[Code that draws figures]
Start
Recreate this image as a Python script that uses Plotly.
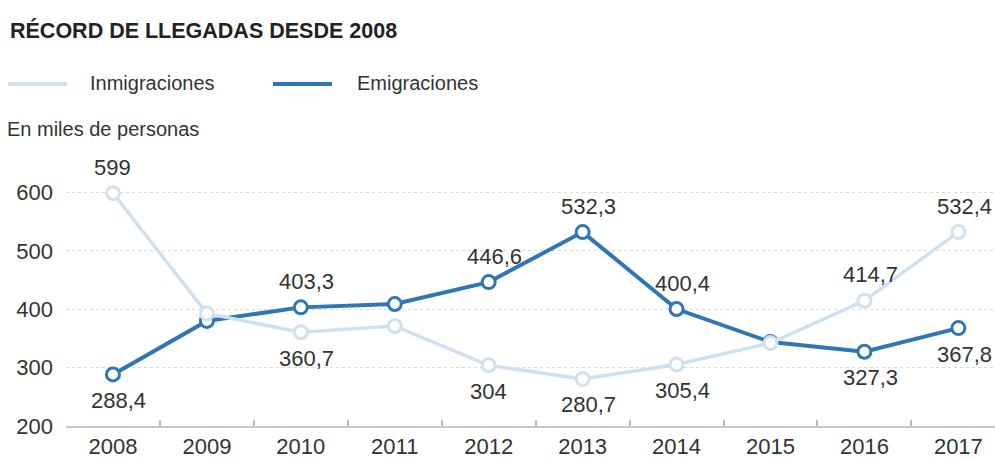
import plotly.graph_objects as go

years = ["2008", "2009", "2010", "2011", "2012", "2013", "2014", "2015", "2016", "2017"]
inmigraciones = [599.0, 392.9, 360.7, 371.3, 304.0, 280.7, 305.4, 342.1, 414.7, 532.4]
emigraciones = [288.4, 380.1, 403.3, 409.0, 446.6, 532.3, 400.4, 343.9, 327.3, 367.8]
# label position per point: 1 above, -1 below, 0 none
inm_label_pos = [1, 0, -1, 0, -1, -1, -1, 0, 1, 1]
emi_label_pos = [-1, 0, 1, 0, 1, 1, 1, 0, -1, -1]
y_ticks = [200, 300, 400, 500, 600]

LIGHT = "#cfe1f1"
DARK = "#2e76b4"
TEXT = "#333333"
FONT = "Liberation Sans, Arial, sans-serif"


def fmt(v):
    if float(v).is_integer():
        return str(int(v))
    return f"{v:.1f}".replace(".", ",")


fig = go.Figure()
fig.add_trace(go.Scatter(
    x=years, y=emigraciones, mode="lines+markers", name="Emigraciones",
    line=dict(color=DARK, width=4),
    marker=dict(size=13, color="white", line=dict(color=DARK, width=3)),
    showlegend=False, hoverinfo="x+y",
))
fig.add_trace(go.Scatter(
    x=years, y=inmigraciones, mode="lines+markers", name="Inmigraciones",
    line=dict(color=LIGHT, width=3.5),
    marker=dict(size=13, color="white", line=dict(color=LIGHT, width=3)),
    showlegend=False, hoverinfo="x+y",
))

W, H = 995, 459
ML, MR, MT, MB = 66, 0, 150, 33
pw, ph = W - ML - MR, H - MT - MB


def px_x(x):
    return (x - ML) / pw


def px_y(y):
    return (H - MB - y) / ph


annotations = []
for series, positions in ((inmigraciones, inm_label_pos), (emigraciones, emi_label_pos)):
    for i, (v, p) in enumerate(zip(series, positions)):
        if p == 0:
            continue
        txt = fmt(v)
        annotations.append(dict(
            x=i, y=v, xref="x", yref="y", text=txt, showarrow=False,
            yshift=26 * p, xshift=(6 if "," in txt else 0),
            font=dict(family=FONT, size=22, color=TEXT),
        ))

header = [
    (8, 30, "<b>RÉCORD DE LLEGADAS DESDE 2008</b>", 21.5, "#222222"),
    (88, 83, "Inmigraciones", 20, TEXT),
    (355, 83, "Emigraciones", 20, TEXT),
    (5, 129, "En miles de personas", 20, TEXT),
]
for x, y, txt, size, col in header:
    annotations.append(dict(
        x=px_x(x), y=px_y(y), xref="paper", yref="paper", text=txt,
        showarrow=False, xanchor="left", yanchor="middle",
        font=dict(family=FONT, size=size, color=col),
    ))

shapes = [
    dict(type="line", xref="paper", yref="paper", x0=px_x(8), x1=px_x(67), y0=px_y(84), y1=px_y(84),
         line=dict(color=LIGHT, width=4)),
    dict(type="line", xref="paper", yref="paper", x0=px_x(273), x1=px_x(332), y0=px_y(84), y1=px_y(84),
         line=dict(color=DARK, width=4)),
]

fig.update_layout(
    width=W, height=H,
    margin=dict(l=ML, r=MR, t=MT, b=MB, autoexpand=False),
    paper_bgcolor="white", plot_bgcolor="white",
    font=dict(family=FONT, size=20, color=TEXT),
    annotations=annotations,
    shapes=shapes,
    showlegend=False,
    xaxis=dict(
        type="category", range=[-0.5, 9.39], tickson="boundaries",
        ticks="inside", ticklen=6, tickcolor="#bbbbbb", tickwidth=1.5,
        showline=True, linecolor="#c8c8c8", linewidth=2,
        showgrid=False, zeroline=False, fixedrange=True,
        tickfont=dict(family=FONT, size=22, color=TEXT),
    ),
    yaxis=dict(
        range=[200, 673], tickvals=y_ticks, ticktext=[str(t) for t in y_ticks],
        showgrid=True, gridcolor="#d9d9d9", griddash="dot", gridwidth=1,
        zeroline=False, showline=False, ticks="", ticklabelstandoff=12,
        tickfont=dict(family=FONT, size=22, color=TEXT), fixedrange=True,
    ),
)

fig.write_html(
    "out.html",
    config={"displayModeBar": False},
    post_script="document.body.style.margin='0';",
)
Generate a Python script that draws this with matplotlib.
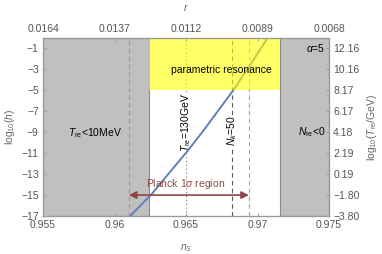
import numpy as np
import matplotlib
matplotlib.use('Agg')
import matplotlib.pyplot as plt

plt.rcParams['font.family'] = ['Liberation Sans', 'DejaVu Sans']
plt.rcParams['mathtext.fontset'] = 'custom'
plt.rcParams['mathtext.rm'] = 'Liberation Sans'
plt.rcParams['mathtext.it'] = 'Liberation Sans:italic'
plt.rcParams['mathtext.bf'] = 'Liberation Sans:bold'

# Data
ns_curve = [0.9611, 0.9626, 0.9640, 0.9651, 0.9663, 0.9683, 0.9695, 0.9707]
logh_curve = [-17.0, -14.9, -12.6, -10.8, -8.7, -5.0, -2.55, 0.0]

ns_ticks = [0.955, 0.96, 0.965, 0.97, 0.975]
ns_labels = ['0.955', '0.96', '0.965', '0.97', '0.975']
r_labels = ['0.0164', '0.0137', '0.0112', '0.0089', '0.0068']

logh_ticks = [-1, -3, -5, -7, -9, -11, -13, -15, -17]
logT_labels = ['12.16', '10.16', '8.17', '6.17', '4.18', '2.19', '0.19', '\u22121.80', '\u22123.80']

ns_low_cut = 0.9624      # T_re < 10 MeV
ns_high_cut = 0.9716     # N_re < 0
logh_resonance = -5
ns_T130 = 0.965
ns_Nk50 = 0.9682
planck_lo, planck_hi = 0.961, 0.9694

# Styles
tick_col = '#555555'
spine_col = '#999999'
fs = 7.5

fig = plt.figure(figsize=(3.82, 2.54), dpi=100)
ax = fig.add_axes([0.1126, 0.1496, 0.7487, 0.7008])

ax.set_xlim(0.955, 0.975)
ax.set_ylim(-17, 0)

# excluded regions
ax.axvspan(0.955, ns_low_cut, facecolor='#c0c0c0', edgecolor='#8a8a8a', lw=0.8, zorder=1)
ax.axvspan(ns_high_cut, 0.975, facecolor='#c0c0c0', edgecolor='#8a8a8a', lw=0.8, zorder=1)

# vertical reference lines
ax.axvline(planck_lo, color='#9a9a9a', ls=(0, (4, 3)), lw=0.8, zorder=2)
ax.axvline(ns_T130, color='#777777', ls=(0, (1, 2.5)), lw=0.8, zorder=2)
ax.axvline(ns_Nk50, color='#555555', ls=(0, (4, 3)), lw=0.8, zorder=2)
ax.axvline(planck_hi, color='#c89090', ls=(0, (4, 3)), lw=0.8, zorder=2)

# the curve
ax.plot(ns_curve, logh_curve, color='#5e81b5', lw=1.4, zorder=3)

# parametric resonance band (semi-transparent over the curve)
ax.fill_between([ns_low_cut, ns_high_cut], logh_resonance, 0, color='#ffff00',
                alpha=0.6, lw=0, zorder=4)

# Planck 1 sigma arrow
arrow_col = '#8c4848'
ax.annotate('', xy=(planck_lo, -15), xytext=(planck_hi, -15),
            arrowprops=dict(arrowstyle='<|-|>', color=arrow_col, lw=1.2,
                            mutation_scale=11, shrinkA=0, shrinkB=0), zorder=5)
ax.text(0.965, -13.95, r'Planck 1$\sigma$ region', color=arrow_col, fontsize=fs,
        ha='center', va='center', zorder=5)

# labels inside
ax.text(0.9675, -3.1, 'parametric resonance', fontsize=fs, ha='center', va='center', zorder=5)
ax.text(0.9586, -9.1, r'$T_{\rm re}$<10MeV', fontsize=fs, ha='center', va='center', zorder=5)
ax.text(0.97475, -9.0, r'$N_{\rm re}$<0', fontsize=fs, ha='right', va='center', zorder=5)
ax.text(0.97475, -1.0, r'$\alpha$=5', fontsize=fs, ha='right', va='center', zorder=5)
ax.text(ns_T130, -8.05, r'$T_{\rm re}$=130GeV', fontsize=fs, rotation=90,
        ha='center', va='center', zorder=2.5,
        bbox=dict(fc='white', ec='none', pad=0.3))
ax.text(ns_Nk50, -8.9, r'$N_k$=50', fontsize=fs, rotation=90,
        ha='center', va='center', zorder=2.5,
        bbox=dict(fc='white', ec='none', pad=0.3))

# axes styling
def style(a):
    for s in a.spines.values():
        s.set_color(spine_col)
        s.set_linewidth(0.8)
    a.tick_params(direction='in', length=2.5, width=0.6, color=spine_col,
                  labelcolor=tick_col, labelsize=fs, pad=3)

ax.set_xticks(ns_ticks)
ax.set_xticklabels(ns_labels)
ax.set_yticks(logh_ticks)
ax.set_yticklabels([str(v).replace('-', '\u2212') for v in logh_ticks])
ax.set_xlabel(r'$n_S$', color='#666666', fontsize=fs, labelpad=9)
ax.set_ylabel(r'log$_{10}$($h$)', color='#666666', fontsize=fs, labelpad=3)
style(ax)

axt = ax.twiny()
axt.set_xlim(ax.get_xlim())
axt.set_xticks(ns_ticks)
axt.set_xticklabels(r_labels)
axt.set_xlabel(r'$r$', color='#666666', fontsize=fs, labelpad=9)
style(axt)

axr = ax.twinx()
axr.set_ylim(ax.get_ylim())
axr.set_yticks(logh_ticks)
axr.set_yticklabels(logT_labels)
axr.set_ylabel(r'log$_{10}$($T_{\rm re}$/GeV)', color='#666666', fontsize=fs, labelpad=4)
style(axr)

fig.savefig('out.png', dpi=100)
End
Start
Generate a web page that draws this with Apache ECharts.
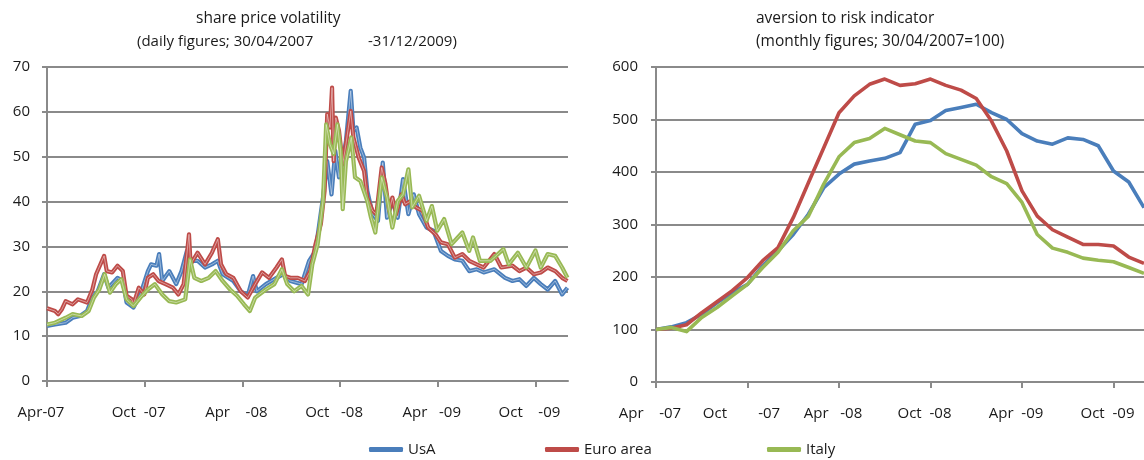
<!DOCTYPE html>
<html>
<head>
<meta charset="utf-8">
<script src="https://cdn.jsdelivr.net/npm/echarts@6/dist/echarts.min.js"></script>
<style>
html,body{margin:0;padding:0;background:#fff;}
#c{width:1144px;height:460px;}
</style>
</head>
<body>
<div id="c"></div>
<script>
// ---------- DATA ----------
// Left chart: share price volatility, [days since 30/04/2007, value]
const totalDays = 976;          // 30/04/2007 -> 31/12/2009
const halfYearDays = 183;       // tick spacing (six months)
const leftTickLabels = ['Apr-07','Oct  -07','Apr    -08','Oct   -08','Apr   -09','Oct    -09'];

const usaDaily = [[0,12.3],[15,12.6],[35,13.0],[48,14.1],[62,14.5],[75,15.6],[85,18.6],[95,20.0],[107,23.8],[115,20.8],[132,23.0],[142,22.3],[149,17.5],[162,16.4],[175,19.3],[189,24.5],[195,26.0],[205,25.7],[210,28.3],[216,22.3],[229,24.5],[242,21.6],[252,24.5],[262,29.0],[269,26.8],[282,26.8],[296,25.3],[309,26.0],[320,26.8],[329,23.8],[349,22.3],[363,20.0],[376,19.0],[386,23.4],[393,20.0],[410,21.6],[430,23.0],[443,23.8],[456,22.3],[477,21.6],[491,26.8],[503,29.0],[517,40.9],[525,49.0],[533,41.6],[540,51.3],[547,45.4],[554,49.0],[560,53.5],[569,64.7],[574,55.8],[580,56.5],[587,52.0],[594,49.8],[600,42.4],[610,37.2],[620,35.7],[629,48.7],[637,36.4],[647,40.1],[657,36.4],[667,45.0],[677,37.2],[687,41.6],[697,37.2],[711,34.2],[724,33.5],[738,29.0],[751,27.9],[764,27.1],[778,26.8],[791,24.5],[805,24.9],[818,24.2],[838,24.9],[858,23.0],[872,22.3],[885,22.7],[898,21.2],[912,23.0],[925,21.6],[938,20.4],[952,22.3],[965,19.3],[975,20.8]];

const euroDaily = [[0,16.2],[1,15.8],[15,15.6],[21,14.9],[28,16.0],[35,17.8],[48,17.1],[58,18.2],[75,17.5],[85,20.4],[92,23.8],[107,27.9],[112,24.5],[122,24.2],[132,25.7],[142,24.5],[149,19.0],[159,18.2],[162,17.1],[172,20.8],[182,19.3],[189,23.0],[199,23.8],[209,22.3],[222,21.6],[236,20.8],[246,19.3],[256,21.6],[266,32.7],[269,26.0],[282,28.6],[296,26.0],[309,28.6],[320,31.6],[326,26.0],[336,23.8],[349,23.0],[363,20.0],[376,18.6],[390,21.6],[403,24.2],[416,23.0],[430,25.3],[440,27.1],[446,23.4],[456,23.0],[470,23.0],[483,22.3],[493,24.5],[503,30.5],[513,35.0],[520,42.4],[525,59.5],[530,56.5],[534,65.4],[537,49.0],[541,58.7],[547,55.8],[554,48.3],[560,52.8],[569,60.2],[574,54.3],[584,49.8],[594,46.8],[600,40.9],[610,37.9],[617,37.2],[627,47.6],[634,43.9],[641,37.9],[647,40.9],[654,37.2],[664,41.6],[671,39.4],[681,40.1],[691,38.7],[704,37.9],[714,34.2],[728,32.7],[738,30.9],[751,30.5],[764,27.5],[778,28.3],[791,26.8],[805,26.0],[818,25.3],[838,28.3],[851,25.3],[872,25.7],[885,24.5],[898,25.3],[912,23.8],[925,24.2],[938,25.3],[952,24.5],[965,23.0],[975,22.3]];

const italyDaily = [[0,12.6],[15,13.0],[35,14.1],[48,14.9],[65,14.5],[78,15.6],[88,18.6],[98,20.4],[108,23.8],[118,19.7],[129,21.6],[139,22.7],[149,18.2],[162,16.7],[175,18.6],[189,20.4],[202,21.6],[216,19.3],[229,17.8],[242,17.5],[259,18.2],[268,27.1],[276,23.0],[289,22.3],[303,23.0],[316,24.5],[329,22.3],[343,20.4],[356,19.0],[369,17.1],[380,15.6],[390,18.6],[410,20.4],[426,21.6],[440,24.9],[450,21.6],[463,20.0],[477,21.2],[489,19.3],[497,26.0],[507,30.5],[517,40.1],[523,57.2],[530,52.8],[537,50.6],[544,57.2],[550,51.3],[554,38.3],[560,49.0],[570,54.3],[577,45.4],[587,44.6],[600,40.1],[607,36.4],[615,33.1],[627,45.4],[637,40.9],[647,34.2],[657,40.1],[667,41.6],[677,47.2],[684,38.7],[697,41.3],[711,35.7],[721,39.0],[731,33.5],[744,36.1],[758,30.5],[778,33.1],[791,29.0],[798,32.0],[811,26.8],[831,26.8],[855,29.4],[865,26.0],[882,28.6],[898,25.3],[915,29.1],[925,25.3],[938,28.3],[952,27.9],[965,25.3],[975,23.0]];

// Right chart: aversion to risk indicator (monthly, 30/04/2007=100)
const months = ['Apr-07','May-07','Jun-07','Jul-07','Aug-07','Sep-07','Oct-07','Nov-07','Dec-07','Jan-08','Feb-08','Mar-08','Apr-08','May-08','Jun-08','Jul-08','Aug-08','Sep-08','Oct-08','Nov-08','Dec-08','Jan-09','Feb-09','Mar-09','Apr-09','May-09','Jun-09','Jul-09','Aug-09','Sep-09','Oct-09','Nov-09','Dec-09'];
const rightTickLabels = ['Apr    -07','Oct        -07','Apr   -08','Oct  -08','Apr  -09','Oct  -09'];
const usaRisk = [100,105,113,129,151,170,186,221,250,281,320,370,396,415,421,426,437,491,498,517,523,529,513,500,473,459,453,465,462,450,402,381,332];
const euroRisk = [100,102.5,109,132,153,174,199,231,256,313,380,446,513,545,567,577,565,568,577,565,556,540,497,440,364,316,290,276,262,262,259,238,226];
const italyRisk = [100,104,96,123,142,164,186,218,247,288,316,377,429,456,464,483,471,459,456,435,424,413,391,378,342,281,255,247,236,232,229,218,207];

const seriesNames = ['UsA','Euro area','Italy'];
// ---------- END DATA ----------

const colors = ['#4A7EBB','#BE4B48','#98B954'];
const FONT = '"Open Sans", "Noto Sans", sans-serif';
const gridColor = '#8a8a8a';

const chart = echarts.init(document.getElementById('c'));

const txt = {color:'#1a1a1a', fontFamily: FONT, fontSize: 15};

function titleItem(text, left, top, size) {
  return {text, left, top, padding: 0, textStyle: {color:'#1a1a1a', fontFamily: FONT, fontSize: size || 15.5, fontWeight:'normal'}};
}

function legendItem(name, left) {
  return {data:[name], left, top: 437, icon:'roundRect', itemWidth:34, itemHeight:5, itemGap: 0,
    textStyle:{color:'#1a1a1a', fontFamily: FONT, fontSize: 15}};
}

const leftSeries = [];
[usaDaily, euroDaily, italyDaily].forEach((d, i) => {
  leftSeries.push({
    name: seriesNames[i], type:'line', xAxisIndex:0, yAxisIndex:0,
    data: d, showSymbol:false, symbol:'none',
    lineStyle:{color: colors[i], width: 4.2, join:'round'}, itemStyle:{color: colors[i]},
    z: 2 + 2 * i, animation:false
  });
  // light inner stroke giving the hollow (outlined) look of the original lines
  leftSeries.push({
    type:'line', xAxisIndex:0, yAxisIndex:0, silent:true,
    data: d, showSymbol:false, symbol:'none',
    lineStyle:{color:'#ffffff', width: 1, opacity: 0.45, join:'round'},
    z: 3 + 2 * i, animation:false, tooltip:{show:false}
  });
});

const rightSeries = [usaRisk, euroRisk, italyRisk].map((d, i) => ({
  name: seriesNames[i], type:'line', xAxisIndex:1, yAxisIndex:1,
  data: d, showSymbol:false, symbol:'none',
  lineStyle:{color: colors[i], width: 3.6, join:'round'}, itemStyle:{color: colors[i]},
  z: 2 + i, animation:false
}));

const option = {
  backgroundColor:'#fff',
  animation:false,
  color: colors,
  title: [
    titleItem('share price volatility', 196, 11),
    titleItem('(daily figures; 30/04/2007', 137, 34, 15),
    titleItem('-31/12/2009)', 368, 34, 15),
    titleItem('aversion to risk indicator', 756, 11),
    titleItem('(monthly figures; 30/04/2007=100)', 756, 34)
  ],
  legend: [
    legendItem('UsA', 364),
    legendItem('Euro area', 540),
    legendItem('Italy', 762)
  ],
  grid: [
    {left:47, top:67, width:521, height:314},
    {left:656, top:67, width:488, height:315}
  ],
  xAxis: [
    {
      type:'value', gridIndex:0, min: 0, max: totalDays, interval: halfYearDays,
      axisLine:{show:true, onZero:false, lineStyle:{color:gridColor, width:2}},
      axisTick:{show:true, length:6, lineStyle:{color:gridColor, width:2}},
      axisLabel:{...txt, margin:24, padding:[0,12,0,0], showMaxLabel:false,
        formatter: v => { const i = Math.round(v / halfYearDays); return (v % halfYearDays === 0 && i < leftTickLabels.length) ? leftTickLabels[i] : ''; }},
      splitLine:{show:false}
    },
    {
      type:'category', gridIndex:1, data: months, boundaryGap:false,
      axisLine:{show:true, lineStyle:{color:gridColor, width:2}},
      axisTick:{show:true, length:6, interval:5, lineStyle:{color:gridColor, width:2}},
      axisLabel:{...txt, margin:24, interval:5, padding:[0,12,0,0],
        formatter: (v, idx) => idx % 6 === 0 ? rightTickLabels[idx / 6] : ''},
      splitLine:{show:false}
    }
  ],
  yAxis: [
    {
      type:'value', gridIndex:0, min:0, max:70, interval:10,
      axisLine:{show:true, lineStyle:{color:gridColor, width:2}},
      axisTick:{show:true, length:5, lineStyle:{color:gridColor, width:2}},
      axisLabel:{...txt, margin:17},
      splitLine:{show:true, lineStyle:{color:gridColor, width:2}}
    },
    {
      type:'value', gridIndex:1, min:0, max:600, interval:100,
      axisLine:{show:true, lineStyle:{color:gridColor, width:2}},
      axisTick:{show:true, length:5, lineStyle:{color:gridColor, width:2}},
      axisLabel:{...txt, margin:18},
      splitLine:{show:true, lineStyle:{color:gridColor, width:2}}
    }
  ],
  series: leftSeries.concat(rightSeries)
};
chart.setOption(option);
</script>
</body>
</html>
End
> [TASK DETAILS] Without the pictures, give again only the lines beginning at the line that contains "Recreate this image" and stopping after the line that contains "return (x - ML) / pw", exactly as written.

> [COMPLETED EXERCISE]
Recreate this image as a Python script that uses Plotly.
import plotly.graph_objects as go

years = ["2008", "2009", "2010", "2011", "2012", "2013", "2014", "2015", "2016", "2017"]
inmigraciones = [599.0, 392.9, 360.7, 371.3, 304.0, 280.7, 305.4, 342.1, 414.7, 532.4]
emigraciones = [288.4, 380.1, 403.3, 409.0, 446.6, 532.3, 400.4, 343.9, 327.3, 367.8]
# label position per point: 1 above, -1 below, 0 none
inm_label_pos = [1, 0, -1, 0, -1, -1, -1, 0, 1, 1]
emi_label_pos = [-1, 0, 1, 0, 1, 1, 1, 0, -1, -1]
y_ticks = [200, 300, 400, 500, 600]

LIGHT = "#cfe1f1"
DARK = "#2e76b4"
TEXT = "#333333"
FONT = "Liberation Sans, Arial, sans-serif"


def fmt(v):
    if float(v).is_integer():
        return str(int(v))
    return f"{v:.1f}".replace(".", ",")


fig = go.Figure()
fig.add_trace(go.Scatter(
    x=years, y=emigraciones, mode="lines+markers", name="Emigraciones",
    line=dict(color=DARK, width=4),
    marker=dict(size=13, color="white", line=dict(color=DARK, width=3)),
    showlegend=False, hoverinfo="x+y",
))
fig.add_trace(go.Scatter(
    x=years, y=inmigraciones, mode="lines+markers", name="Inmigraciones",
    line=dict(color=LIGHT, width=3.5),
    marker=dict(size=13, color="white", line=dict(color=LIGHT, width=3)),
    showlegend=False, hoverinfo="x+y",
))

W, H = 995, 459
ML, MR, MT, MB = 66, 0, 150, 33
pw, ph = W - ML - MR, H - MT - MB


def px_x(x):
    return (x - ML) / pw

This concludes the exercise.